*Provided data*:
>>>>>
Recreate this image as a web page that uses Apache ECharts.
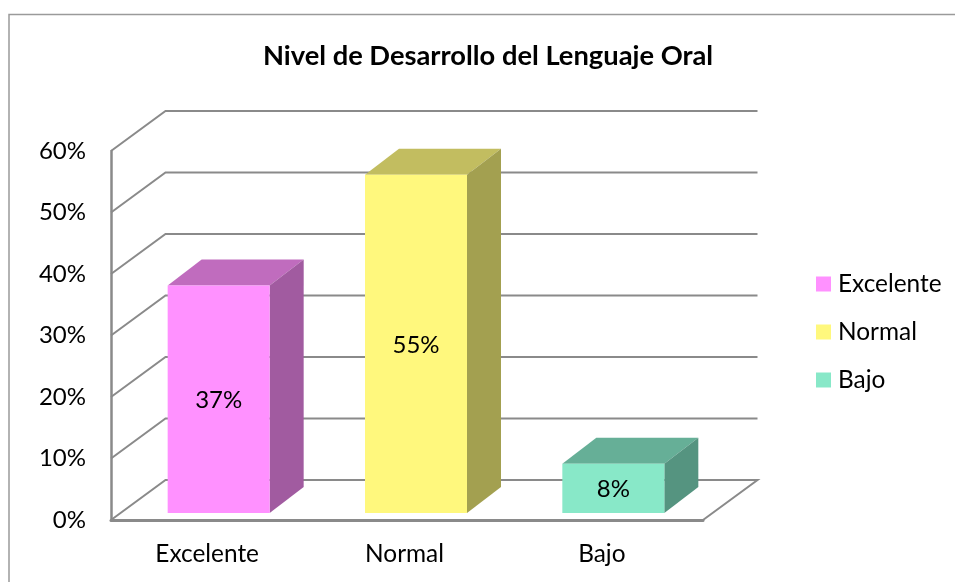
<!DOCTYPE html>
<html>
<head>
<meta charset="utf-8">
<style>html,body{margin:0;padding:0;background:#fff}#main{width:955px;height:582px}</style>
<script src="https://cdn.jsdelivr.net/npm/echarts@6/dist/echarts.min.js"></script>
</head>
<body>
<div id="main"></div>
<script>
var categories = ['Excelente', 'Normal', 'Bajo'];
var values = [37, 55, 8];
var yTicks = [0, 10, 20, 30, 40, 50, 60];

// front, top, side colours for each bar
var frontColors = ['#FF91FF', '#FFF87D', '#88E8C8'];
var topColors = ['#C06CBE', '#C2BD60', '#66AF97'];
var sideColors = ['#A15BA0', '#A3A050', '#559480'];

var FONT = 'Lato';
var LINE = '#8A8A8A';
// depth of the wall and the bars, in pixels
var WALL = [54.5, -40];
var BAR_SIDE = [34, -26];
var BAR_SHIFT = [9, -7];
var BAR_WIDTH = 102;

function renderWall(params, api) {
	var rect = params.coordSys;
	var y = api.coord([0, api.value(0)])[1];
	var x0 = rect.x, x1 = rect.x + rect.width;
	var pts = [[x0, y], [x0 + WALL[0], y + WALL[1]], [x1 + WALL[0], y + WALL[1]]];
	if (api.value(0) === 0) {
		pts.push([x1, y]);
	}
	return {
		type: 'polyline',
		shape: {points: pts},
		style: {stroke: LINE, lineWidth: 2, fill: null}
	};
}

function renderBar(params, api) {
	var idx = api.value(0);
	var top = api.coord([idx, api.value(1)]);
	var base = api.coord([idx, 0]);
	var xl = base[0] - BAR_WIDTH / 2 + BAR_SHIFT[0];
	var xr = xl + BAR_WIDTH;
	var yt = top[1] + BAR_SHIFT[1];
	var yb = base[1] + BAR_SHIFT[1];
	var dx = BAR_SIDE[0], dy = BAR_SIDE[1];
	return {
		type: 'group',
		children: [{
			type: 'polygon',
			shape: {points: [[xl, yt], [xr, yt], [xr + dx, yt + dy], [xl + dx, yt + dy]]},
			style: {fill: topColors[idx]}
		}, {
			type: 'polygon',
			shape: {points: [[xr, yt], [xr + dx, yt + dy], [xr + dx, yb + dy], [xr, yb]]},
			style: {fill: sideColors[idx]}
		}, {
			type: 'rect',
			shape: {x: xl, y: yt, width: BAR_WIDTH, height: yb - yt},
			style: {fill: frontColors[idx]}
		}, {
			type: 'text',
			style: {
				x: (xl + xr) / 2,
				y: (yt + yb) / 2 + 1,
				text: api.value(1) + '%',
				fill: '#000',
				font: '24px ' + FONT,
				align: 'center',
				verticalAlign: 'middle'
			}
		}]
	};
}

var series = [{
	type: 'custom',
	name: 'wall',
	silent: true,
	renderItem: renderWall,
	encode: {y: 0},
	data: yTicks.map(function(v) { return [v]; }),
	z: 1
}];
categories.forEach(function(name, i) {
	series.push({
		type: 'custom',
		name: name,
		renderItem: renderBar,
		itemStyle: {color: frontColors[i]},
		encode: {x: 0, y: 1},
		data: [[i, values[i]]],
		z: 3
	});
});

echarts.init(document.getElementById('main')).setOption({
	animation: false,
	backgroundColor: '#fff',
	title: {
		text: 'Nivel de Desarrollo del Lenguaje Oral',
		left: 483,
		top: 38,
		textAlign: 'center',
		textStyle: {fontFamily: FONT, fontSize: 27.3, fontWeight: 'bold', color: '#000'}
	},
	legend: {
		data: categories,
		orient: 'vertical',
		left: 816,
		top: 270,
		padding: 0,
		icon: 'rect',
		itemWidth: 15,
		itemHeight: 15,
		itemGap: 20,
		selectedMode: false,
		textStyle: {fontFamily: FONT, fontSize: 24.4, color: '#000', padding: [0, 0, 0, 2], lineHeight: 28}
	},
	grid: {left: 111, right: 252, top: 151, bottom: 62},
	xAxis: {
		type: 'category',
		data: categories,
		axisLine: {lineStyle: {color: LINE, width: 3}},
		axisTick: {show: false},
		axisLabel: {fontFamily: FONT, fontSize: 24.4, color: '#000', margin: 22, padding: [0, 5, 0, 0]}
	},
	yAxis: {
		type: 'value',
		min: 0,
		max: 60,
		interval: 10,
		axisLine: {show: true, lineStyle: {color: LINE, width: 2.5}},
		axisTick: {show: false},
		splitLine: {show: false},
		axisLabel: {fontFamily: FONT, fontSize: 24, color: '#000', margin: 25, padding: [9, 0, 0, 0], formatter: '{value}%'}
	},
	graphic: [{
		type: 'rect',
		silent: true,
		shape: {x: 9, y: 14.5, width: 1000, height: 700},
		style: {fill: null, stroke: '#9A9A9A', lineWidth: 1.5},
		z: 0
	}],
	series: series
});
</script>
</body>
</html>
<<<<<
*Requirement*: With the pictures left out, restate word for word every line of the data above, from the first down to the line that contains "var yTicks = [0, 10, 20, 30, 40, 50, 60];".

*Correct response*:
Recreate this image as a web page that uses Apache ECharts.
<!DOCTYPE html>
<html>
<head>
<meta charset="utf-8">
<style>html,body{margin:0;padding:0;background:#fff}#main{width:955px;height:582px}</style>
<script src="https://cdn.jsdelivr.net/npm/echarts@6/dist/echarts.min.js"></script>
</head>
<body>
<div id="main"></div>
<script>
var categories = ['Excelente', 'Normal', 'Bajo'];
var values = [37, 55, 8];
var yTicks = [0, 10, 20, 30, 40, 50, 60];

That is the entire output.